Antelope Valley & others

Mojave Desert basins (Antelope Valley, Coachella) provided the modern, well-instrumented studies linking InSAR, extensometers, and aquifer-system models (Sneed & Galloway 2000; Galloway et al. 1998).

Worldwide

Mexico City, the Po and Central Valley of California, Jakarta, Bangkok, the San Joaquin/Tulare basins, and Shanghai — the same effective-stress physics, in very different geologic settings.

Why managers care: the consequences

Permanent loss of aquifer storage

Inelastic compaction destroys pore space in the fine-grained interbeds.
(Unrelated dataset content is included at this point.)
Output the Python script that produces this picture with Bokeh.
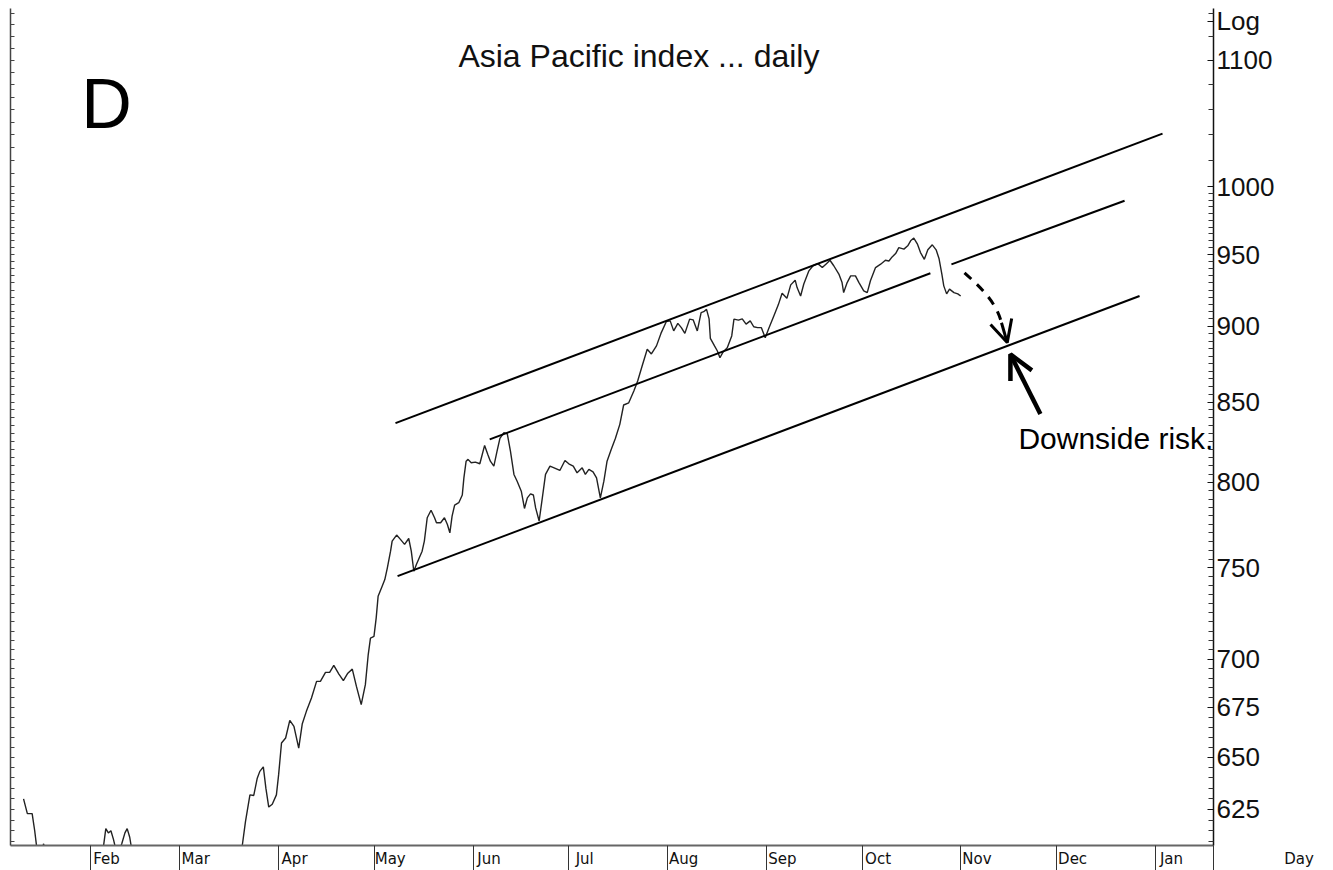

The water that was released is gone, and the storage capacity that held it is permanently reduced. Unlike a lowered water table, this loss does not recover when pumping stops — the single most important fact in this series.

Infrastructure & ground failure

  • Differential subsidence reverses gradients on canals and flood-control channels (the Friant-Kern and California Aqueduct have lost conveyance capacity).
  • Earth fissures open where compaction is differential (Holzer 1984), damaging roads, foundations, and well fields.
  • Protruding and collapsed well casings as the ground sinks around fixed-depth casing.
  • Increased flood risk in subsided coastal and valley lowlands.

Key references

  1. Tolman, C.F. & Poland, J.F. (1940). Ground-water, salt-water infiltration, and ground-surface recession in Santa Clara Valley, California. Transactions, AGU 21(1): 23–35.
  2. Poland, J.F. & Davis, G.H. (1969). Land subsidence due to withdrawal of fluids. In Reviews in Engineering Geology, Vol. II, Geological Society of America, p. 187–269.
  3. Poland, J.F., Lofgren, B.E., Ireland, R.L. & Pugh, R.G. (1975). Land subsidence in the San Joaquin Valley, California, as of 1972. USGS Professional Paper 437-H.
  4. Poland, J.F. (ed.) (1984). Guidebook to studies of land subsidence due to ground-water withdrawal. UNESCO Studies and Reports in Hydrology 40.
  5. Galloway, D.L., Jones, D.R. & Ingebritsen, S.E. (1999). Land subsidence in the United States. USGS Circular 1182.
  6. Galloway, D.L. & Burbey, T.J. (2011). Review: Regional land subsidence accompanying groundwater extraction. Hydrogeology Journal 19(8): 1459–1486.
  7. Sneed, M. & Brandt, J.T. (2013, 2018). Land subsidence along the Delta-Mendota Canal and California Aqueduct, San Joaquin Valley, California. USGS SIR 2013-5142; SIR 2018-5144.
  8. Ellis, J.H., Knight, J.E., White, J.T., Sneed, M., Hughes, J.D., Ramage, J.K., Braun, C.L., Teeple, A., Foster, L., Rendon, S.H. & Brandt, J. (2023). Hydrogeology, land-surface subsidence, and documentation of the Gulf Coast Land Subsidence and Groundwater-Flow (GULF) model, southeast Texas, 1897–2018. USGS Professional Paper 1877. (Houston–Galveston, in cooperation with the Harris-Galveston Subsidence District.)